Another option that's vanishingly unlikely but would be really interesting from a map-making point of view would be to reform the states so they're all roughly the same size. You could theoretically do this by breaking up the big states, but you'd have to break them up quite a lot to achieve parity with the smallest states. You'd have to break California up into more than 60 equal-sized states for those states to be as small in population as Wyoming and Vermont are. Likewise, you could condense all the little states, but there are limits to how well that would work as well. The combined population of all six New England States, for instance, is only 14.4 million. Still 5 million less than New York and Florida and less than half the population of California. Figuring out how to divvy up all the geographically large, but sparsely populated states in the Plains and Mountain West is an even thornier issue and don't get me started on non-contiguous territories like Alaska and Hawaii.

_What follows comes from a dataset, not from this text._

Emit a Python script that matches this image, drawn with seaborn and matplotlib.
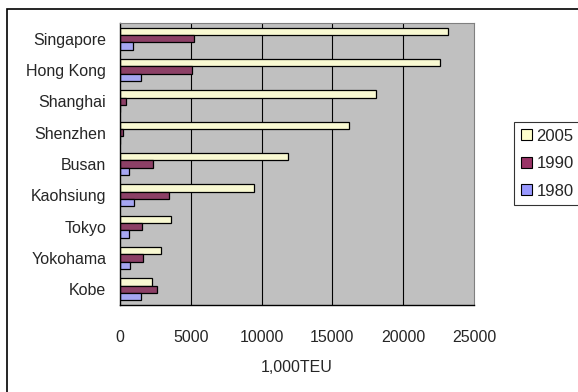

If we tried to preserve existing state borders (IE no breaking up and recombining them) while making every state have roughly the population of California, we'd wind up with eight or nine states. I'm going with nine because it seems easier. Let's try it. California would be California, obviously (38 million), a combined New York and New England would be a fairly obvious one that wouldn't be that much smaller (34 million). Texas could eat a few of its neighbors (Texas + Louisiana, Arkansas, and Oklahoma = ~38 million). Florida could gobble up Georgia, Alabama, and Mississipi for about 37.5 million. But with the big four states accounted for, we have to start getting a little more creative. Pennsylvania +New Jersey + Ohio+ Delaware + West Virginia (I know, I know) makes a plausible Rust Belt State with about 36 million. That leaves the Midatlantic. Maryland, Virginia, the Carolinas, and DC obviously belong together, but combined they're still just shy of 30 million, which is too small, so I'm going to go ahead and give them Tenessee and Kentucky, making a state with a little more than 40 million people, the largest so far. Note that even when the states are loving enormous, Appalachia still gets split three ways. Next I'm going to put the four states around Lake Michigan together Indiana, Illinois, Michigan, and Wisconsin makes 35 million.

All right, fantastic, I've got seven of my nine states: California, New EngleYork, Greater Texas, Greater Florida, Rustbeltia, The Chesapeake-Appalachian combine (well, what do you want to call it?), and the People's Republic of Lake Michigan. That just leaves two states, we're almost done! There's just one problem, we still have about half the country to cover. Suddenly, California, the model for this little project, becomes our greatest obstacle. We don't want to make it any bigger, but it's hard to make viable states with it splitting things up the way it is. Let's try putting all the Plains States together. Missouri, Iowa, Minnesota, Kansas, Nebraska, and the Dakotas add up to... 21 million. Hmmm. We can give them some Mountain states, how about Colorado, Wyoming and Montana, that puts us up to... 28. Goddammit! Screw it, let's give them New Mexico, Arizona and Utah too. That puts them up to 39 millionish. Perfect, except it's an abomination. That just leaves, Idaho, Nevada, Oregon, Washington, and Alaska... oh, and Hawaii. Let's see, that's... 17.5 million. Goddammit, I guess we needed NM, AZ, and UT after all. OK, so Great Plainsia goes back down to 28 and The Great Western Amalgamation goes up to 28.5. Which is... still 10 million shy of California.

Oh well, I guess it's back to the drawing board.

or you could just, like, amend the constitution to remove the Senate?